The enhancement of the mandatory young farmer fund to 3% means about €36m a year has now been set apart for young farmers. To this must be added the further 3% for the National Reserve, which will largely be delivered to younger farmers.

One question for Macra and others to consider will be which young farmers are prioritised.

Will a 35-year-old with 200 cows be the net beneficiary of funding levied from smaller, older farmers? How does this tie in with convergence and front-loading? There seems to be a contradiction at play here.

Which young farmers will be prioritised for additional funding? / Damien Eagers

Tillage farmers

The package announced on Friday was big on broad policy instruments and less specific on sectoral measures - with one exception.

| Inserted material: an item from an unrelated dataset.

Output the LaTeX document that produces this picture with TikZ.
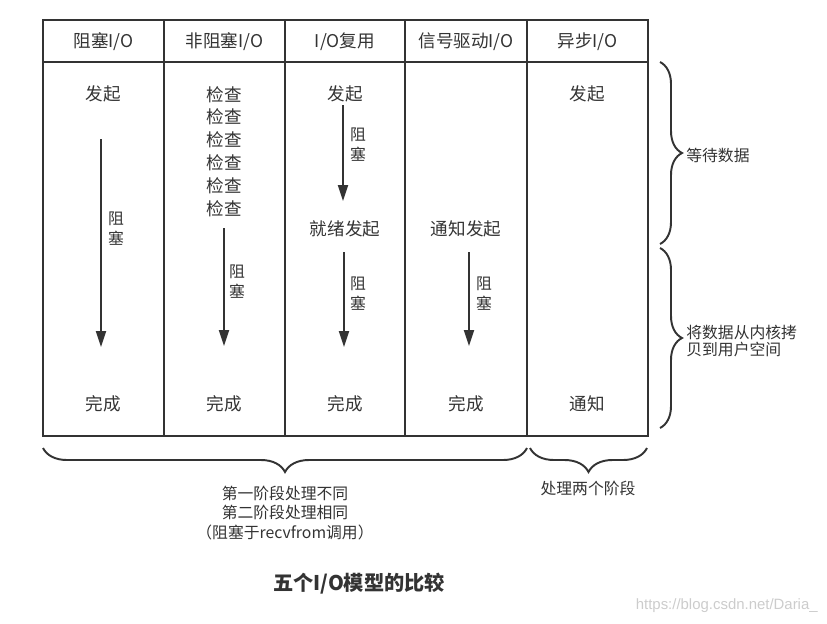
\documentclass[tikz,border=0pt]{standalone}
\usepackage{fontspec}
\setmainfont{Noto Sans CJK SC}
\newfontfamily\wmfont{Liberation Sans}
\usetikzlibrary{arrows.meta,decorations.pathreplacing}
\definecolor{ink}{HTML}{333333}
\tikzset{
  cell/.style={font=\fontsize{10}{12}\selectfont,text=ink,inner sep=0pt,align=center},
  stack/.style={cell,font=\fontsize{10}{13}\selectfont},
  blklabel/.style={cell,font=\fontsize{9}{11.3}\selectfont},
  note/.style={cell,font=\fontsize{9}{11.3}\selectfont},
  sidenote/.style={cell,anchor=west,align=left,font=\fontsize{9}{10.2}\selectfont},
  frame/.style={line width=1.1pt,draw=ink},
  block/.style={-{Triangle[length=0.32cm,width=0.2cm]},line width=1.1pt,draw=ink},
  phase/.style={decorate,decoration={brace,amplitude=#1},line width=1.1pt,draw=ink},
}

\begin{document}
\begin{tikzpicture}[x=0.02cm,y=-0.02cm]
  \useasboundingbox (0,0) rectangle (827,623);

  % table frame
  \draw[frame] (43,20) rectangle (648,436);
  \draw[frame] (43,62) -- (648,62);
  \foreach \x in {164,285,405,527} \draw[frame] (\x,20) -- (\x,436);

  % header row
  \node[cell] (h1) at (103.5,42) {阻塞I/O};
  \node[cell] (h2) at (224.5,42) {非阻塞I/O};
  \node[cell] (h3) at (345,42)   {I/O复用};
  \node[cell] (h4) at (466,42)   {信号驱动I/O};
  \node[cell] (h5) at (587.5,42) {异步I/O};

  % blocking I/O
  \node[cell] (c1go)   at (103.5,94)  {发起};
  \node[cell] (c1done) at (103.5,404) {完成};
  \coordinate (c1s) at (101,139);
  \coordinate (c1e) at (101,347);
  \draw[block] (c1s) -- (c1e);
  \node[blklabel] (c1blk) at (116,229) {阻\\塞};

  % non-blocking I/O
  \node[stack] (c2chk) at (224.5,151.5) {检查\\检查\\检查\\检查\\检查\\检查};
  \node[cell] (c2done) at (224.5,404) {完成};
  \coordinate (c2s) at (224,228);
  \coordinate (c2e) at (224,346);
  \draw[block] (c2s) -- (c2e);
  \node[blklabel] (c2blk) at (237,282) {阻\\塞};

  % I/O multiplexing
  \node[cell] (c3go)    at (345,94)  {发起};
  \node[cell] (c3ready) at (345,229) {就绪发起};
  \node[cell] (c3done)  at (345,404) {完成};
  \coordinate (c3s) at (343,105);
  \coordinate (c3e) at (343,201);
  \draw[block] (c3s) -- (c3e);
  \node[blklabel] (c3blk) at (358,145) {阻\\塞};
  \coordinate (c3t) at (344,252);
  \coordinate (c3u) at (344,347);
  \draw[block] (c3t) -- (c3u);
  \node[blklabel] (c3blkb) at (358,294) {阻\\塞};

  % signal driven I/O
  \node[cell] (c4sig)  at (466,229) {通知发起};
  \node[cell] (c4done) at (466,404) {完成};
  \coordinate (c4s) at (469,252);
  \coordinate (c4e) at (469,346);
  \draw[block] (c4s) -- (c4e);
  \node[blklabel] (c4blk) at (484,294) {阻\\塞};

  % asynchronous I/O
  \node[cell] (c5go)   at (587.5,94)  {发起};
  \node[cell] (c5done) at (587.5,404) {通知};

  % phases on the right
  \coordinate (w1) at (660,62);
  \coordinate (w2) at (660,244);
  \coordinate (k1) at (660,248);
  \coordinate (k2) at (660,428);
  \draw[phase=0.44cm] (w1) -- (w2);
  \draw[phase=0.44cm] (k1) -- (k2);
  \node[sidenote] (wait) at (686,155) {等待数据};
  \node[sidenote] (copy) at (686,341) {将数据从内核拷\\贝到用户空间};

  % phases below
  \coordinate (b1l) at (43,448);
  \coordinate (b1r) at (527,448);
  \coordinate (b2l) at (530,448);
  \coordinate (b2r) at (647,448);
  \draw[phase=0.48cm] (b1r) -- (b1l);
  \draw[phase=0.48cm] (b2r) -- (b2l);
  \node[note] (sync)  at (285,513) {第一阶段处理不同\\第二阶段处理相同\\（阻塞于recvfrom调用）};
  \node[note] (async) at (588,488) {处理两个阶段};

  % caption
  \node[cell,font=\fontsize{11.5}{13}\selectfont\bfseries] (title) at (359,584) {五个I/O模型的比较};
  \node[inner sep=0pt,anchor=east,text=gray!40,font=\wmfont\fontsize{8.5}{10}\selectfont] (wm) at (818,606) {https://blog.csdn.net/Daria\_};
\end{tikzpicture}
\end{document}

The tillage sector will be required to meet a number of new criteria. These include mandatory minimum areas of biodiversity and a cropping diversity action that seems to mean not sowing the same crop in the same parcel two years running.

What Irish farmers need to remember is that these measures are primarily aimed at the vast prairies of grain in countries like France, Germany and Romania.

Ecological focus areas (EFAs) have proven an easy hurdle for Irish farms and, with less than 10% of our farmed area under crops, we may find ways to meet the requirements of GAEC 8 that won’t hit those farms where malting barley or wheat are predominant.

That said, there will be a battle to keep cover crops from becoming a mandatory action, as that would rule out schemes such as GLAS from incentivising them.

The tillage sector will be required to meet a number of new criteria on rotations and cover crops. \ Donal O'Leary

What happens next?

Assuming this package is accepted by ministers, the political arena moves from Brussels and Strasbourg to Dublin.

Chris McManus, the Sinn Fein MEP, was out of the blocks early. On Friday, he called on the Government to deliver 100% convergence, that is full flattening of payments, with 20% of front-loading, double the EU-agreed requirement.

He says it is to protect the “small and medium” family farm income. Whether that rings true depends on your definition of what exactly a “small and medium” family farm is.

So far, Sinn Féin has been reluctant to define the term, except to contrast it with “industrial” or “factory” farming.

As the debate becomes more focused, this will become a narrower line to walk.

The simple truth is that many family farms will lose out substantially from this reform. The reason is simple.

One quarter of Pillar I payments, which up to now have been paid directly to farmers, are being invested into eco schemes.

That is €300m of money taken away from farmers before convergence, front-loading or any of the other measures come into effect.

The redistribution that takes place will simply recover some of the lost payments to lower-value entitlement holders through convergence, and to lower-acreage farmers through front-loading.

Only those at the very bottom of the ladder will be net beneficiaries, and to be at the very bottom of the ladder they are either forgotten farmers or on farms that had very little activity through the reference years.

To fund convergence and front-loading, farmers on above average payments will see further cuts.

As has been said many times, most of these are drystock farmers, and most have incomes from their farms that are both below the national average wage and utterly dependent on direct payments.

At some point, Chris McManus or Matt Carthy or other advocates of full flattening and front-loading will be confronted at a public meeting by just such a farmer, spelling out the effect of such policies on their own farm, income and family. That my prove a telling moment.

Green division?

Meanwhile, Irish Green MEP Grace O’Sullivan has indicated that she will vote against the CAP package. She is a parliamentary party colleague of Pippa Hackett, the Minister of State for Agriculture, who must surely support the Government's negotiated position.

How will that play out? The Green Party and the Government already face a monumental challenge in delivering a climate action plan for our sector that farming can live with. Mixed messaging on CAP is politically acceptable when in opposition, but is distinctly unhelpful from the Government benches.

The international CAP season is all but over, but the domestic season is about to explode into life.